How electrical engineering is different from electronic engineering?
Answer:
Technically, electronic engineering is a branch of electrical engineering, characterised by the extensive use of amplifying devices such as the transistor.
In reality, electrical and electronic engineers pursue very different careers.
Someone described as an electrical engineer would mainly be concerned with heavy-current electrical power generation, transmission and application in fields such as lighting and transport.
An electronic engineer, on the other hand, would be more likely to work on light-current information processing systems such as audio, television, computers or telecommunications.
The two kinds of engineer do have to get together sometimes. Modern electrical power systems usually have electronic control, and large computer or telecoms systems will need electrical engineers to design and build their power supplies.
In a nutshell, you could say that electrical means big and powerful, electronic small and clever. But you need both.
Electrical Engineering includes electronic engineering as a special sub-category. Electrical engineering embraces power transmission, electro-mechanical devices (motors, generators), communications, as well as electronics. Originally electronics referred to vacuum tube circuits, but now includes solid state technology as well. There is no sharp dividing line between the fields, as modern electrical devices my contain components from all of these divisions.

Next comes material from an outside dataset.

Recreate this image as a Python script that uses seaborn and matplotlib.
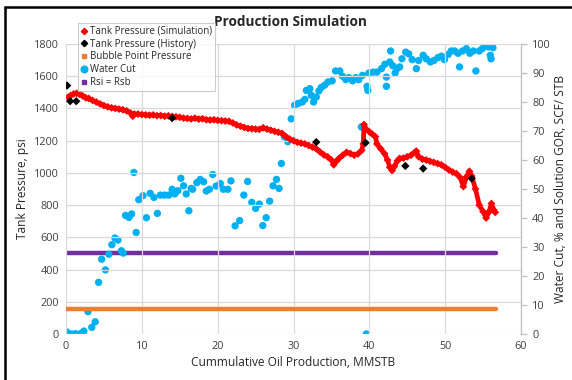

Electrical engineering is so wide ...it includes amany other branches such as: electric power systems(generation, and distribution), communication systems, electronics, control systems, hardware... electronics is a branch of electrical engineering in a way. it conserns designing and development of electronic devices and so it is responciple to develope all that sciences. We can't forget the huge and fast development that electronic revolution brought to other sides of our life.